» Short task
Gather each line of the records where "image" appears.

» Data section
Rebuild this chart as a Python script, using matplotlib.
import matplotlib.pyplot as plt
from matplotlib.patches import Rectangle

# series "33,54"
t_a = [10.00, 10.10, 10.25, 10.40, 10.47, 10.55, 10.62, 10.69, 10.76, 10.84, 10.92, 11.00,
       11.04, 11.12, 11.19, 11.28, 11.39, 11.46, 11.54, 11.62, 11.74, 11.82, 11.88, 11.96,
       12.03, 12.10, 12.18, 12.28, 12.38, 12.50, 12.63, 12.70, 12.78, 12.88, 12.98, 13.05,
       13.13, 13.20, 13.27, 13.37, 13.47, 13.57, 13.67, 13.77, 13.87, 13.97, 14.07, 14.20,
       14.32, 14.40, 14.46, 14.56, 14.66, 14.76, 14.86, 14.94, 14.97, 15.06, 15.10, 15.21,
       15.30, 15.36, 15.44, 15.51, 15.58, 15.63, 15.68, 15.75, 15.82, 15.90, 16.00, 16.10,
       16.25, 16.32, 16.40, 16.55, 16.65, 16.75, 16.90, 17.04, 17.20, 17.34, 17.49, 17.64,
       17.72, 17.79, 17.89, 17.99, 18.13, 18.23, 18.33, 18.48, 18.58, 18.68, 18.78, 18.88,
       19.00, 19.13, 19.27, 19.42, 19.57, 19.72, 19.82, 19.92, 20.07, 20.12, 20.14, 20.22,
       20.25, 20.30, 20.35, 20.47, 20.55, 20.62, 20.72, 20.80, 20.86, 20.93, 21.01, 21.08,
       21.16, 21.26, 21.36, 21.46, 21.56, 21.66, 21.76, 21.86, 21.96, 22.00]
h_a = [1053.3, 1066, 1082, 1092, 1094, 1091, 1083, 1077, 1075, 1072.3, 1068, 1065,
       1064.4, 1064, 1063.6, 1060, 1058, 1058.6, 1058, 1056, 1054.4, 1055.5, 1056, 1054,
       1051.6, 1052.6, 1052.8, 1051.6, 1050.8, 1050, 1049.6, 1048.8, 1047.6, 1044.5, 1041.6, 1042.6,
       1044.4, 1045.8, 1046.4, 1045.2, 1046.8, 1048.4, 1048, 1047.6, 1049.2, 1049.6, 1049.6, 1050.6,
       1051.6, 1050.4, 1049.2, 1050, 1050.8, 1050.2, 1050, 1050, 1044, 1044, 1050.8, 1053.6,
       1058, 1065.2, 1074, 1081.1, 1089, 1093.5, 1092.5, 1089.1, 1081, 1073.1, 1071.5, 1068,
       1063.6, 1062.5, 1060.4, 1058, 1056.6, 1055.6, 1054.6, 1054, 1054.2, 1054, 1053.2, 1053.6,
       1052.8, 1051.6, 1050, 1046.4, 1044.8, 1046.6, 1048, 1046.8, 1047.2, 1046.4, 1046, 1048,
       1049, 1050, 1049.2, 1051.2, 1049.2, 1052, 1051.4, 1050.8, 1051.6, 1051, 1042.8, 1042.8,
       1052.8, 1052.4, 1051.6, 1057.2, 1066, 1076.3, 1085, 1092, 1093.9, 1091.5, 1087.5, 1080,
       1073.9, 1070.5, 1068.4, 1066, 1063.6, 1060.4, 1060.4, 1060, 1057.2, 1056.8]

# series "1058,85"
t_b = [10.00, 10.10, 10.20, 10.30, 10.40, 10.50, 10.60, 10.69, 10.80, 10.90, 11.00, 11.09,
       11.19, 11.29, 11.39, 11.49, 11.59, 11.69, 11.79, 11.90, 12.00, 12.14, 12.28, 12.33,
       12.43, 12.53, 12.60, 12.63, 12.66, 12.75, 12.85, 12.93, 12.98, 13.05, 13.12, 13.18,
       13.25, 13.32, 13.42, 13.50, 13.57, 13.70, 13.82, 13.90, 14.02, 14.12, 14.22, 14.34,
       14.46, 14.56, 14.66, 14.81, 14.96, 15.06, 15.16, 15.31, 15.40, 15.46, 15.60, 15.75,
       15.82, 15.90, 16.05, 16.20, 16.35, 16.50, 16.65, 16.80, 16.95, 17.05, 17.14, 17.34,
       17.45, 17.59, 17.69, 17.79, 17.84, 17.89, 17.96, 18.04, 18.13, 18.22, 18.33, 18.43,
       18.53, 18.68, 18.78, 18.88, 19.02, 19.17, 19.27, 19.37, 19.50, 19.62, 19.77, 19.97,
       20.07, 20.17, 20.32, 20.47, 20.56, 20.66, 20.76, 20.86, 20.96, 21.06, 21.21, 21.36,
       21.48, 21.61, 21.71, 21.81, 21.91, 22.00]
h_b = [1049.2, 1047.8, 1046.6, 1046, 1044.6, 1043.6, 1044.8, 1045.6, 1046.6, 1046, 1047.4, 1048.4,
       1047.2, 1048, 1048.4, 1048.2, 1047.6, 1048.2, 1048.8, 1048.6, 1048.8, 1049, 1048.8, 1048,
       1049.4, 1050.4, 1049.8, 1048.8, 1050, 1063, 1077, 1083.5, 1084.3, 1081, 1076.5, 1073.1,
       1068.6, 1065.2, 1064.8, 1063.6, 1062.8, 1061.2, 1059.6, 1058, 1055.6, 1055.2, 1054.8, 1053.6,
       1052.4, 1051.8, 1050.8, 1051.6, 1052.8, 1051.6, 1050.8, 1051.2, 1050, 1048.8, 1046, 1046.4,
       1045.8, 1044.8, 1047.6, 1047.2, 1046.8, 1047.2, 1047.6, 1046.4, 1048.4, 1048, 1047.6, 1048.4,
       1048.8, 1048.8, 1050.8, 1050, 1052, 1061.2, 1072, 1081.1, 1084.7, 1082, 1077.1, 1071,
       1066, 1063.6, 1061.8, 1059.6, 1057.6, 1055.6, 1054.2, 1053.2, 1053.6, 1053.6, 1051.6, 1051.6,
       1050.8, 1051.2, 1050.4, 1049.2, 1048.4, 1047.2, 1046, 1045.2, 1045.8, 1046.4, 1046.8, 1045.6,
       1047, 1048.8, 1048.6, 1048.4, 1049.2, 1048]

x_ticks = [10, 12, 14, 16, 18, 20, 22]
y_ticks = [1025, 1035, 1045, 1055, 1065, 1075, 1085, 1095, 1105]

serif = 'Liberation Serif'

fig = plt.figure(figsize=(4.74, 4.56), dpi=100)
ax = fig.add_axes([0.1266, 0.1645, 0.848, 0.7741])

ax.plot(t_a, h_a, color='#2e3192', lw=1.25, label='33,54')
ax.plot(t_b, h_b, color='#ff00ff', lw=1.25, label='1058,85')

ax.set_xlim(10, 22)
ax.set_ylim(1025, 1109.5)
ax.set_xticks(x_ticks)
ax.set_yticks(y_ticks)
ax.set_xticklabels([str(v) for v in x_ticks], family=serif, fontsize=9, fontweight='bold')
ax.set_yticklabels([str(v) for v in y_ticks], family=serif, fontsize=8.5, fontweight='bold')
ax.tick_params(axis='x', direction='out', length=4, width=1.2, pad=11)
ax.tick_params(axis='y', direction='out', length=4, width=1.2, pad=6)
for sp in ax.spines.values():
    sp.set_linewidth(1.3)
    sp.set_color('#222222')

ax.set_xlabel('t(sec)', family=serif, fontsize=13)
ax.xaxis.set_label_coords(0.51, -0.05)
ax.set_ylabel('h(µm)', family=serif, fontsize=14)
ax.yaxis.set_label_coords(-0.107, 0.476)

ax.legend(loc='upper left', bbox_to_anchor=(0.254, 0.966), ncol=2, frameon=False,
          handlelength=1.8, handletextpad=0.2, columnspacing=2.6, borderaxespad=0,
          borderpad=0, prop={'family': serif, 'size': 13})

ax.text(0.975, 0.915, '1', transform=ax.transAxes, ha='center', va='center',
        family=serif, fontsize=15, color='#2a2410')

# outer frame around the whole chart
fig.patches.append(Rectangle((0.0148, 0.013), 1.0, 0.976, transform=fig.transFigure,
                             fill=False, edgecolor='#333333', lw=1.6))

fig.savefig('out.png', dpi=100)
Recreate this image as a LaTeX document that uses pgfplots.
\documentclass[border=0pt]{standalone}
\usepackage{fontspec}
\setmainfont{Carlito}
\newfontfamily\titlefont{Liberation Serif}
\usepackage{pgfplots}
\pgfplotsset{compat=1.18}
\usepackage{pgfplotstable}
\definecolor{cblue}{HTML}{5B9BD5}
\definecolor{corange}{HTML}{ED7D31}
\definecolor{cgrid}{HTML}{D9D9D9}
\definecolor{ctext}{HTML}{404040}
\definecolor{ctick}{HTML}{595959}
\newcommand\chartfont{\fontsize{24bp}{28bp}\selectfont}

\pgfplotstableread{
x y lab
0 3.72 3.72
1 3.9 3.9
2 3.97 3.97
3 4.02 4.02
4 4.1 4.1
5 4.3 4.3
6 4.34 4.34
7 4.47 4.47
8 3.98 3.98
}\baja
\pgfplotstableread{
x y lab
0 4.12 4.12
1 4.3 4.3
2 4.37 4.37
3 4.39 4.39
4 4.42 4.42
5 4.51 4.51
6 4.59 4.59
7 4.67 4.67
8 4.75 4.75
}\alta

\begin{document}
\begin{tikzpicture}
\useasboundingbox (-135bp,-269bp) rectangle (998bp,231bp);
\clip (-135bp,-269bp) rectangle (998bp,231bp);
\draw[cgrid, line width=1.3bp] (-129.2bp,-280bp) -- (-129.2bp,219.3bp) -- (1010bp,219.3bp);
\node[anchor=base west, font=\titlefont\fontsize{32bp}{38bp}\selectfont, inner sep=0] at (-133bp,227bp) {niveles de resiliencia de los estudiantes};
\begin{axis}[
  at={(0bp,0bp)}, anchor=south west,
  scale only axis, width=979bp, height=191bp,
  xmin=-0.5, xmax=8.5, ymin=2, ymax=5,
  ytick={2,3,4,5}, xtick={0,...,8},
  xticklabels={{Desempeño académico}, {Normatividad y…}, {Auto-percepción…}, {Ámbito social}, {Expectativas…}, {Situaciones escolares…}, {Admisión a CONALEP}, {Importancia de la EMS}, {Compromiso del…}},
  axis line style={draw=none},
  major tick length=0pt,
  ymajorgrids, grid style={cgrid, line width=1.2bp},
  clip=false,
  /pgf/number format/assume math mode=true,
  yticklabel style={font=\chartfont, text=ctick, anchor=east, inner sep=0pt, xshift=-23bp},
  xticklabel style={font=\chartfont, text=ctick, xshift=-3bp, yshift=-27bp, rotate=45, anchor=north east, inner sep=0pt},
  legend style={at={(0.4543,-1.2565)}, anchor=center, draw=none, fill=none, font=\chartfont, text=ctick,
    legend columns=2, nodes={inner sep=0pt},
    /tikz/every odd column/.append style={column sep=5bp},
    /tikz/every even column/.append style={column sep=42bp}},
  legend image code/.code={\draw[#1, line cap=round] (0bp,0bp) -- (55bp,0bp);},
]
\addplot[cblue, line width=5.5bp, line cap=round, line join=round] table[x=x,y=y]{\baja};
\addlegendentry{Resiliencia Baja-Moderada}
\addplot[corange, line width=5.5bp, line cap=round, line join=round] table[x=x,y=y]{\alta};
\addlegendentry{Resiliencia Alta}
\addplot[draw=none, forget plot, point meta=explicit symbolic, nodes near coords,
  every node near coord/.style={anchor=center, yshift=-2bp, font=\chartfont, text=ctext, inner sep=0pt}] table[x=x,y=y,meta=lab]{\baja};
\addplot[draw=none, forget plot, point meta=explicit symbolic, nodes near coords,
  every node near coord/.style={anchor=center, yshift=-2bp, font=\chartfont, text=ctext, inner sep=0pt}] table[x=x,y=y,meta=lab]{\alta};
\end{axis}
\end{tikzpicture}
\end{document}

» Written response
Recreate this image as a LaTeX document that uses pgfplots.
  legend image code/.code={\draw[#1, line cap=round] (0bp,0bp) -- (55bp,0bp);},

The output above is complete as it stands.